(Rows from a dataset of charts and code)
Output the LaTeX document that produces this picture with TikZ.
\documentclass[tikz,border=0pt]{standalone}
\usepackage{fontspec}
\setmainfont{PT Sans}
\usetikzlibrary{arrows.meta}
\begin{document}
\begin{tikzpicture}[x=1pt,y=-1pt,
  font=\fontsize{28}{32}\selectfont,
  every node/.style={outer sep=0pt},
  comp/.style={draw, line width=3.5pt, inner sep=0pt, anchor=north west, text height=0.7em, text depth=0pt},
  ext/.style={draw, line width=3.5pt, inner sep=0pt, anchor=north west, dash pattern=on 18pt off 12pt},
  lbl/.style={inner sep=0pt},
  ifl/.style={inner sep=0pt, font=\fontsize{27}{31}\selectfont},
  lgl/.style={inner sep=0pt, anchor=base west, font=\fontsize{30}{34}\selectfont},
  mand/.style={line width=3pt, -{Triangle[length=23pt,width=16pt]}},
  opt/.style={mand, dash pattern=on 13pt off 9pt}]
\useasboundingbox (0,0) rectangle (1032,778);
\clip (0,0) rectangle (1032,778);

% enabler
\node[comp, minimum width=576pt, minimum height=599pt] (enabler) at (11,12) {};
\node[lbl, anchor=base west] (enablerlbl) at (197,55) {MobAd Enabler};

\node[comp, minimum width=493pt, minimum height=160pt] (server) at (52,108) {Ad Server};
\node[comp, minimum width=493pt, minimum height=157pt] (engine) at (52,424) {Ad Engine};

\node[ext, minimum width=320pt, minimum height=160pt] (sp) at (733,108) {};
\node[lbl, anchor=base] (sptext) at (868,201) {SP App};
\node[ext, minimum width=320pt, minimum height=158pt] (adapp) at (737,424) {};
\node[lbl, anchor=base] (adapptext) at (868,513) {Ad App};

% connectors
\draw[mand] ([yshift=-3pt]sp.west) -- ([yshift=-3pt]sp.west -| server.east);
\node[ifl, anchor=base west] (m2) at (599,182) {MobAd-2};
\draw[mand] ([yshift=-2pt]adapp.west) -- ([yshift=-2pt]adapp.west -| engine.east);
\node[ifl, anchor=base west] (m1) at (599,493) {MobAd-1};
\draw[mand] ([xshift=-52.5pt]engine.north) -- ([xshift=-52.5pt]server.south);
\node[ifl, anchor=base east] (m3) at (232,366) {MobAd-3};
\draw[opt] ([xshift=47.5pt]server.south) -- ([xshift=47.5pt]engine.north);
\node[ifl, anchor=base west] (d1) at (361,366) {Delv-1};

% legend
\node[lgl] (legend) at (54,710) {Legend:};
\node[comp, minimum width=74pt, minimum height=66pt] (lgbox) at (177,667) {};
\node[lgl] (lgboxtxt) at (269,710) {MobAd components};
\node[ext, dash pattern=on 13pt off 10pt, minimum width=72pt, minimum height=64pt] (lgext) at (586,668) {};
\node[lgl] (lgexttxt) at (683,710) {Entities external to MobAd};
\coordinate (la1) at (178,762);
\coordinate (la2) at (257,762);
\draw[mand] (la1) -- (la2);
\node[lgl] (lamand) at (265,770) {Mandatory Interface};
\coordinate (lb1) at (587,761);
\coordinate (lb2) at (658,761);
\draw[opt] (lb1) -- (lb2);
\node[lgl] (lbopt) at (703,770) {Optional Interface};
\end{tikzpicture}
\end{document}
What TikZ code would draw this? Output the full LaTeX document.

- [What to do]:
Every line containing the string "this" must be listed.

- [Final result]:
Output the LaTeX document that produces this picture with TikZ.
What TikZ code would draw this? Output the full LaTeX document.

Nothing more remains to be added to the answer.